John Bolton defended his decision not to testify before Congress in the impeachment proceedings against President Trump, blaming the Democrats for conducting a flawed House investigation.
The former White House national security adviser stressed to ABC News’s Martha Raddatz that the impeachment effort, which was mainly focused on whether Trump improperly sought help from Ukraine to aid his chances of winning the 2020 election, was too narrowly focused and far too rushed.
“I was fully prepared — if I got a subpoena like everybody else who testified got a subpoena,” he said in the interview that aired Sunday night. “I think the way the House advocates of impeachment proceeded was badly wrong. I think it was impeachment malpractice. I think they were determined because of their own political objectives to conduct an impeachment proceeding that was very narrowly focused on Ukraine, and that went very, very quickly. Because they didn’t wanna mess up the Democratic presidential nomination.
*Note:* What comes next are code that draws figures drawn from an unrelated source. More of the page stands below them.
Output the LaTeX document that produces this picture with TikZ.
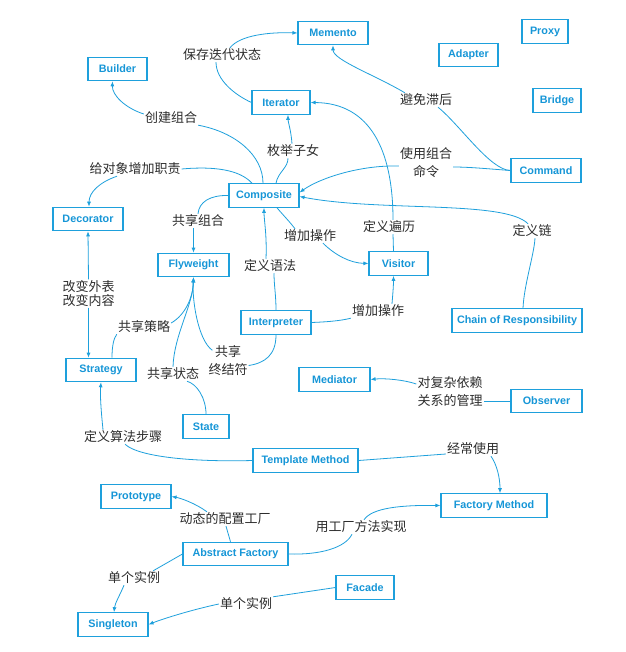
\documentclass[tikz,border=0pt]{standalone}
\usepackage{fontspec}
\setmainfont{Liberation Sans}
\newfontfamily\cjk{Noto Sans CJK SC}
\newfontfamily\boxfont{Liberation Sans}
\usetikzlibrary{arrows.meta}
\definecolor{blu}{RGB}{30,160,220}
\definecolor{blutxt}{RGB}{22,150,215}
\definecolor{labc}{RGB}{45,45,45}
\begin{document}
\begin{tikzpicture}[x=1pt,y=-1pt,
  box/.style={draw=blu, line width=1.1pt, fill=white, text=blutxt, font=\boxfont\bfseries\fontsize{10.8}{12}\selectfont, minimum height=23.5pt, minimum width=#1, inner sep=0pt},
  lbl/.style={font=\cjk\fontsize{13}{18}\selectfont, text=labc, inner sep=1pt, align=center},
  con/.style={draw=blu, line width=0.8pt},
  arr/.style={con, -{Latex[length=5pt,width=4pt]}},
]
\fill[white] (0,0) rectangle (625,652);
\useasboundingbox (0,0) rectangle (625,652);
% boxes
\node[box=70pt] (mem) at (333,33) {Memento};
\node[box=46pt] (proxy) at (545,31.5) {Proxy};
\node[box=59pt] (adapt) at (468.5,55) {Adapter};
\node[box=59pt] (bld) at (117.5,69) {Builder};
\node[box=48pt] (bridge) at (557,100.5) {Bridge};
\node[box=58pt] (iter) at (281,102.5) {Iterator};
\node[box=70pt] (cmd) at (546,170.5) {Command};
\node[box=70pt] (comp) at (264,195.5) {Composite};
\node[box=70pt] (dec) at (88,219) {Decorator};
\node[box=71pt] (fly) at (193.5,265) {Flyweight};
\node[box=59pt] (vis) at (398.5,263.5) {Visitor};
\node[box=70pt] (interp) at (276,322.5) {Interpreter};
\node[box=130pt] (cor) at (517,320.5) {Chain of Responsibility};
\node[box=70pt] (strat) at (101,370) {Strategy};
\node[box=71pt] (med) at (334.5,379.5) {Mediator};
\node[box=71pt] (obs) at (546.5,401) {Observer};
\node[box=46pt] (state) at (206,426.5) {State};
\node[box=105pt] (tm) at (305.5,460.5) {Template Method};
\node[box=70pt] (proto) at (136,496.5) {Prototype};
\node[box=106pt] (fm) at (494,505.5) {Factory Method};
\node[box=105pt] (af) at (235.5,554) {Abstract Factory};
\node[box=58pt] (fac) at (365,587.5) {Facade};
\node[box=70pt] (single) at (113,624.5) {Singleton};
% labels
\node[lbl] (l1) at (222,55) {保存迭代状态};
\node[lbl] (l2) at (426,100) {避免滞后};
\node[lbl] (l3) at (171,118) {创建组合};
\node[lbl] (l4) at (293,151) {枚举子女};
\node[lbl] (l5) at (135,169) {给对象增加职责};
\node[lbl] (l6) at (426,163) {使用组合\\命令};
\node[lbl] (l7) at (198,221) {共享组合};
\node[lbl] (l8) at (389,227) {定义遍历};
\node[lbl] (l9) at (532,231) {定义链};
\node[lbl] (l10) at (310,236) {增加操作};
\node[lbl] (l11) at (270,266) {定义语法};
\node[lbl, font=\cjk\fontsize{13}{13.5}\selectfont] (l12) at (88.5,293.5) {改变外表\\改变内容};
\node[lbl] (l13) at (378,311) {增加操作};
\node[lbl] (l14) at (144,327) {共享策略};
\node[lbl] (l15) at (228,360.5) {共享\\终结符};
\node[lbl] (l16) at (173,374) {共享状态};
\node[lbl] (l17) at (450,392) {对复杂依赖\\关系的管理};
\node[lbl] (l18) at (123,437) {定义算法步骤};
\node[lbl] (l19) at (473,449) {经常使用};
\node[lbl] (l20) at (225,519) {动态的配置工厂};
\node[lbl] (l21) at (361,527) {用工厂方法实现};
\node[lbl] (l22) at (134,578) {单个实例};
\node[lbl] (l23) at (246,604) {单个实例};
% connectors
\draw[con] (iter.west) .. controls (235,95) and (216,80) .. ([xshift=-6pt]l1.south);
\draw[arr] ([xshift=8pt]l1.north) .. controls (240,35) and (270,32) .. (mem.west);
\draw[con] (cmd.west) .. controls (490,170) and (460,125) .. ([xshift=12pt]l2.south);
\draw[arr] ([xshift=6pt]l2.north west) .. controls (375,75) and (333,60) .. (mem.south);
\draw[con] ([xshift=-1pt]comp.north) .. controls (263,155) and (235,132) .. (l3.south east);
\draw[arr] ([yshift=4pt]l3.west) .. controls (125,108) and (112,95) .. ([xshift=-5pt]bld.south);
\draw[con] ([xshift=12pt]comp.north) .. controls (278,172) and (288,168) .. ([xshift=-5pt]l4.south);
\draw[arr] ([xshift=-1pt]l4.north) .. controls (291,130) and (288,122) .. ([xshift=7pt]iter.south);
\draw[con] ([xshift=-12pt]comp.north) .. controls (240,170) and (215,166) .. (l5.east);
\draw[arr] ([xshift=-18pt]l5.south) .. controls (100,182) and (89,192) .. ([xshift=1pt]dec.north);
\draw[con] (comp.west) .. controls (210,195) and (199,202) .. (l7.north);
\draw[arr] (fly.north |- l7.south) -- (fly.north);
\draw[con] (cmd.west) .. controls (490,169) and (470,167) .. ([yshift=-4pt]l6.east);
\draw[arr] ([yshift=-3pt]l6.west) .. controls (360,165) and (320,178) .. ([yshift=3pt]comp.east);
\draw[con] ([xshift=6pt]cor.north) .. controls (524,285) and (534,255) .. ([xshift=3pt]l9.south);
\draw[arr] ([xshift=-4pt]l9.north) .. controls (505,200) and (380,212) .. ([yshift=-1pt]comp.east);
\draw[con] ([xshift=-5pt]vis.north) -- ([xshift=4pt]l8.south);
\draw[arr] ([xshift=4pt]l8.north) .. controls (393,150) and (370,103) .. (iter.east);
\draw[con] ([xshift=13pt]comp.south) .. controls (283,215) and (290,222) .. ([xshift=-15pt]l10.north);
\draw[arr] ([xshift=13pt]l10.south) .. controls (335,255) and (350,263) .. (vis.west);
\draw[con] (interp.north) .. controls (276,295) and (274,285) .. ([xshift=4pt]l11.south);
\draw[arr] ([xshift=-4pt]l11.north) .. controls (267,235) and (264,220) .. (comp.south);
\draw[con] (interp.east) .. controls (325,322) and (340,321) .. (l13.south west);
\draw[arr] ([xshift=14pt]l13.north) .. controls (393,292) and (393.5,285) .. ([xshift=-5pt]vis.south);
\draw[con] (interp.south) .. controls (276,355) and (265,363) .. ([yshift=-5pt]l15.east);
\draw[arr] ([xshift=5pt,yshift=-6pt]l15.north west) .. controls (198,340) and (192,300) .. (fly.south);
\draw[con] ([xshift=11pt]strat.north) .. controls (112,345) and (114,338) .. (l14.south west);
\draw[arr] ([yshift=4pt]l14.east) .. controls (185,315) and (193,298) .. (fly.south);
\draw[con] (state.north) .. controls (206,398) and (197,384) .. ([xshift=14pt]l16.south);
\draw[arr] (l16.north) .. controls (174,335) and (193,305) .. (fly.south);
\draw[arr] (l12.north) -- (dec.south);
\draw[arr] (l12.south) -- ([xshift=-12.5pt]strat.north);
\draw[con] (tm.west) .. controls (200,462) and (140,458) .. ([xshift=2pt]l18.south);
\draw[arr] ([xshift=-20pt]l18.north) .. controls (101,410) and (100,395) .. (strat.south);
\draw[con] (tm.east) -- ([yshift=-5pt]l19.west);
\draw[arr] ([xshift=18pt]l19.south) .. controls (497,465) and (500,478) .. ([xshift=6pt]fm.north);
\draw[con] ([xshift=-5pt]af.north) -- ([xshift=1pt]l20.south);
\draw[arr] ([xshift=-18pt]l20.north) .. controls (195,503) and (180,498) .. (proto.east);
\draw[con] (af.east) .. controls (320,555) and (345,548) .. ([xshift=-9pt]l21.south);
\draw[arr] ([xshift=3pt]l21.north) .. controls (372,508) and (400,505) .. (fm.west);
\draw[con] (af.west) -- ([xshift=-8pt]l22.north east);
\draw[arr] ([xshift=-10pt]l22.south) .. controls (120,595) and (115,603) .. ([xshift=1pt]single.north);
\draw[con] (fac.west) -- (l23.north east);
\draw[arr] (l23.west) .. controls (195,609) and (165,618) .. (single.east);
\draw[con] (obs.west) -- ([yshift=-9pt]l17.east);
\draw[arr] ([yshift=8pt]l17.west) .. controls (405,380) and (385,378) .. (med.east);
\end{tikzpicture}
\end{document}
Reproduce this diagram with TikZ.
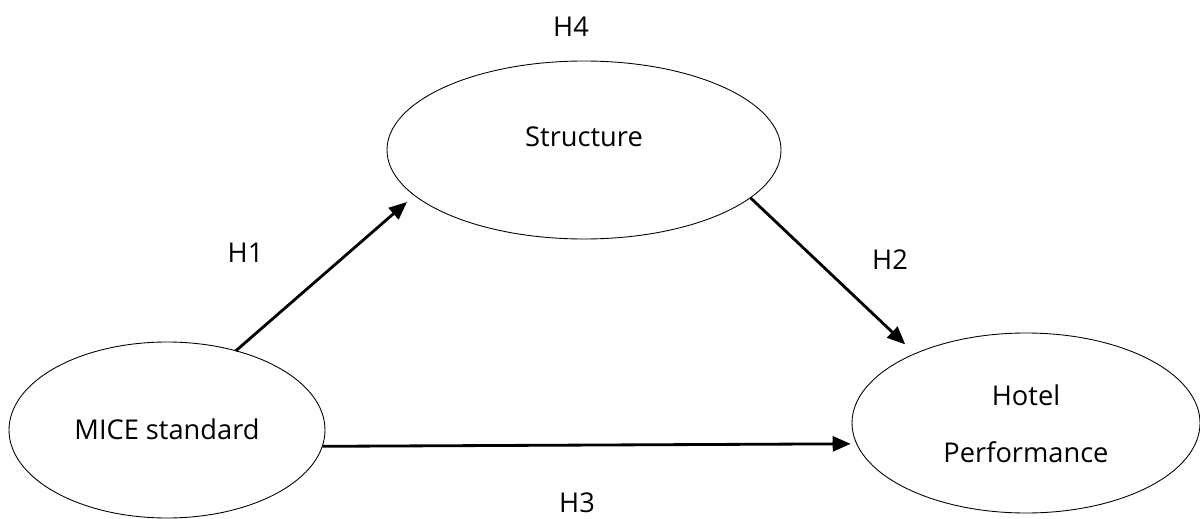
\documentclass[tikz,border=0pt]{standalone}
\usepackage{fontspec}
\setmainfont{Open Sans}
\usetikzlibrary{arrows.meta,shapes.geometric}

\tikzset{
  construct/.style={ellipse, draw=black, line width=0.5pt, inner sep=0pt, outer sep=0pt,
    font=\fontsize{15.5}{32.4}\selectfont, align=center},
  hpath/.style={line width=1.6pt, -{Triangle[length=0.36cm,width=0.3cm]}},
  hyp/.style={anchor=base, inner sep=0pt, font=\fontsize{15.5}{18}\selectfont},
}

\begin{document}
\begin{tikzpicture}
  \useasboundingbox (0,0) rectangle (24,10.36);

  % latent constructs
  \node[construct, minimum width=6.32cm, minimum height=3.52cm,
        text height=0.36cm, text depth=0cm] (mice) at (3.34,1.76) {MICE standard};
  \node[construct, minimum width=7.88cm, minimum height=3.56cm,
        text height=0.36cm, text depth=0.48cm] (structure) at (11.68,7.36) {Structure};
  \node[construct, minimum width=6.96cm, minimum height=3.60cm,
        text height=1.56cm, text depth=0cm] (hotel) at (20.52,1.90) {Hotel\\Performance};

  % hypothesised paths
  \draw[hpath, shorten >=0.2cm] (mice.49.5) -- (structure.195);
  \draw[hpath, shorten >=0.27cm] (structure.-16.6) -- (hotel.148.5);
  \draw[hpath, shorten >=0.12cm] (mice.-6.1) -- (hotel.187);

  % hypothesis labels
  \node[hyp] (h1) at (4.91,5.10) {H1};
  \node[hyp] (h2) at (17.80,4.98) {H2};
  \node[hyp] (h3) at (11.54,0.12) {H3};
  \node[hyp] (h4) at (11.42,9.62) {H4};
\end{tikzpicture}
\end{document}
Now, I find that conduct almost as bad and somewhat equivalent to Trump.”
Bolton, a lifelong Republican, was invited by the House to testify last year. He refused and was never issued a subpoena by the lower chamber. He said he was prepared to testify if the Senate chose to subpoena him, but they never did.
Bolton faulted Democrats for wanting to “keep it narrow and move it fast.” He added, “I think the House Democrats built a cliff, they threw themselves off of it, and halfway down, they looked up and saw me and said, ‘Hey, why don’t you come along?'”
The discussion with Raddatz was Bolton’s first TV interview tied to the release of his memoir, The Room Where it Happened, which is due out next week.
Democrats, including House Intelligence Committee Chairman Adam Schiff, who was the lead House impeachment manager in the Senate trial, have criticized Bolton, accusing him of eschewing duty to his country by not testifying in favor of selling books.
More than four months after the Republican-led Senate acquitted Trump on two charges, Bolton told Raddatz that Trump directly linked “directly linked the provision of that [security] assistance with the investigation” into former Vice President Joe Biden, Trump’s main 2020 rival, and his son Hunter Biden. In his book, Bolton makes other alarming charges against Trump, including that the president asked China for election assistance for the 2020 contest.
But it may be too little too late for there to be much action in Congress in the middle of an election year. House Judiciary Committee Chairman Jerry Nadler told CNN on Sunday, “We’re not interested in Bolton’s testimony.”
Bolton seemed unaffected by complaints of his timing, stressing that it likely wouldn’t have made a difference.
“Minds were made up on Capitol Hill. And my feeling was in the midst of all the chaos that had been created, this would have come and gone, and nobody would have paid any attention to it. My view is when you take the extraordinary step of removing a president from office, you have to do it in a serious way. The only way to win an impeachment would have been to get Republicans to go along. And the Democrats abandoned that idea almost before they got started,” he said.
At one point, Raddatz asked him if what Trump had done amounted to high crimes and misdemeanors. Bolton answered, “I think the example of Ukraine could well amount to it.”
Bolton reasoned that now, months before the presidential election, is the ideal time to come out with his story and let voters decide Trump’s fate.